Movement disorders, muscle stiffness and tremors: These are the typical symptoms of Parkinson’s. There is currently no early detection of this widespread disease. Researchers at the University of Kiel now want to change that.
Parkinson’s is the second most common neurodegenerative disease in Germany after Alzheimer’s – and the trend is rising. However, it can only be diagnosed when the typical symptoms such as movement disorders, muscle stiffness or the typical shaking, called tremor, occur. Parkinson’s is dormant in the body long before the symptoms begin. These could possibly be prevented or delayed if doctors could detect the disease early enough. Researchers at Kiel University now want to make this possible with a blood test.
So far, there have been neither blood parameters nor imaging studies for a reliable diagnosis before the onset of symptoms, let alone for early detection. “This is a dilemma. Because of course you want to discover the disease in the early stages and develop measures to prevent patients from becoming stiff, shaking and slowing down,” says study author Annika Kluge.
In the search for reliable, clinically applicable biomarkers for the chronically progressive brain disease, Kluge and her research team say they have made a breakthrough. The scientists have developed a blood-based biochemical test for the diagnosis of Parkinson’s for the first time. This is very precise, says Kluge, who works as an assistant doctor at the UKSH Clinic for Neurology. “With the help of our method, the tested 30 Parkinson’s patients could be distinguished from the 50 controls with a very high sensitivity.” The research team published the results in the specialist journal “Brain”.
The new method is based on three steps: First, vesicles from the nervous system have to be isolated from an ordinary blood sample and obtained, explains study author Kluge. Vesicles are small bubbles that are pinched off by cells and contain proteins from the original cell. “That means I can look inside the brain when I’m examining these vesicles,” she adds.
In a second step, a targeted search is then made in these isolated nerve cell vesicles for the protein that causes Parkinson’s disease. According to Kluge, it is an altered form of a specific protein and can be detected using antibodies that specifically match this form. The last and most important step involves multiplying the disease-causing proteins.

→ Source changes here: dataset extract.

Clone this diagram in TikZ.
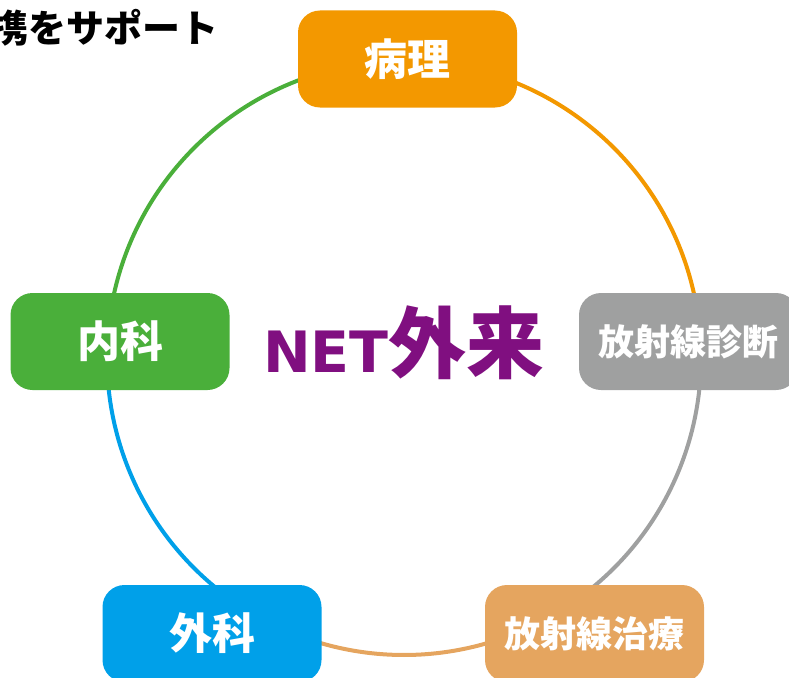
\documentclass[tikz,border=0pt]{standalone}
\usepackage{fontspec}
\newfontfamily\jp{Noto Sans CJK JP}
\newfontfamily\dv{DejaVu Sans}
\definecolor{cOra}{HTML}{F39800}
\definecolor{cGray}{HTML}{9FA0A0}
\definecolor{cTan}{HTML}{E5A55F}
\definecolor{cBlue}{HTML}{00A0E9}
\definecolor{cGreen}{HTML}{4AAF3A}
\definecolor{cPurp}{HTML}{800F80}
\begin{document}
\begin{tikzpicture}[x=1pt,y=1pt,
  box/.style={rounded corners=22pt, minimum width=219pt, minimum height=97pt,
    inner sep=0pt, text=white, font=\jp\bfseries\fontsize{43}{43}\selectfont},
  boxsmall/.style={box, font=\jp\bfseries\fontsize{36}{36}\selectfont},
  ring/.style={line width=4pt}]
\clip (0,0) rectangle (789,-677);
\useasboundingbox (0,0) rectangle (789,-677);
\coordinate (c) at (404,-358);
% ring arcs
\draw[ring, cOra]   (c) ++(90:297)    arc[start angle=90,    end angle=3.4,    radius=297];
\draw[ring, cGray]  (c) ++(3.4:297)   arc[start angle=3.4,   end angle=-55,    radius=297];
\draw[ring, cTan]   (c) ++(-55:297)   arc[start angle=-55,   end angle=-125,   radius=297];
\draw[ring, cBlue]  (c) ++(-125:297)  arc[start angle=-125,  end angle=-183.4, radius=297];
\draw[ring, cGreen] (c) ++(176.6:297) arc[start angle=176.6, end angle=90,     radius=297];
% boxes
\node[box, fill=cOra]        (byouri) at (407.5,-59)    {病理};
\node[boxsmall, fill=cGray]  (shindan) at (688.5,-341.5) {放射線診断};
\node[boxsmall, fill=cTan]   (chiryo) at (594.5,-633.5) {放射線治療};
\node[box, fill=cBlue]       (geka) at (212,-633.5)     {外科};
\node[box, fill=cGreen]      (naika) at (120,-341.5)    {内科};
% center title
\node[anchor=base, inner sep=0pt, text=cPurp] (title) at (404,-372)
  {{\dv\bfseries\fontsize{57}{57}\selectfont NET}{\jp\bfseries\fontsize{78}{78}\selectfont 外来}};
% top-left cropped caption
\node[anchor=east, inner sep=0pt, font=\jp\bfseries\fontsize{38}{38}\selectfont] (cap) at (219,-28) {携をサポート};
\end{tikzpicture}
\end{document}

“This has already been achieved with other tissue samples, but never before with vesicles obtained from the blood of patients,” says the scientist. It is the accumulation of pathologically altered proteins that leads to the destruction of the affected nerve cells and thus causes Parkinson’s disease. If this accumulation can be detected, it is confirmation that the corresponding disease-causing proteins are present in a sample.
“The results are really sensational,” says co-author Daniela Berg. On this basis, a blood test for the diagnosis of Parkinson’s disease could be developed. However, the method still needs to be further developed so that it can be widely used. It is also still unclear whether the test will also work in Parkinson’s-like diseases.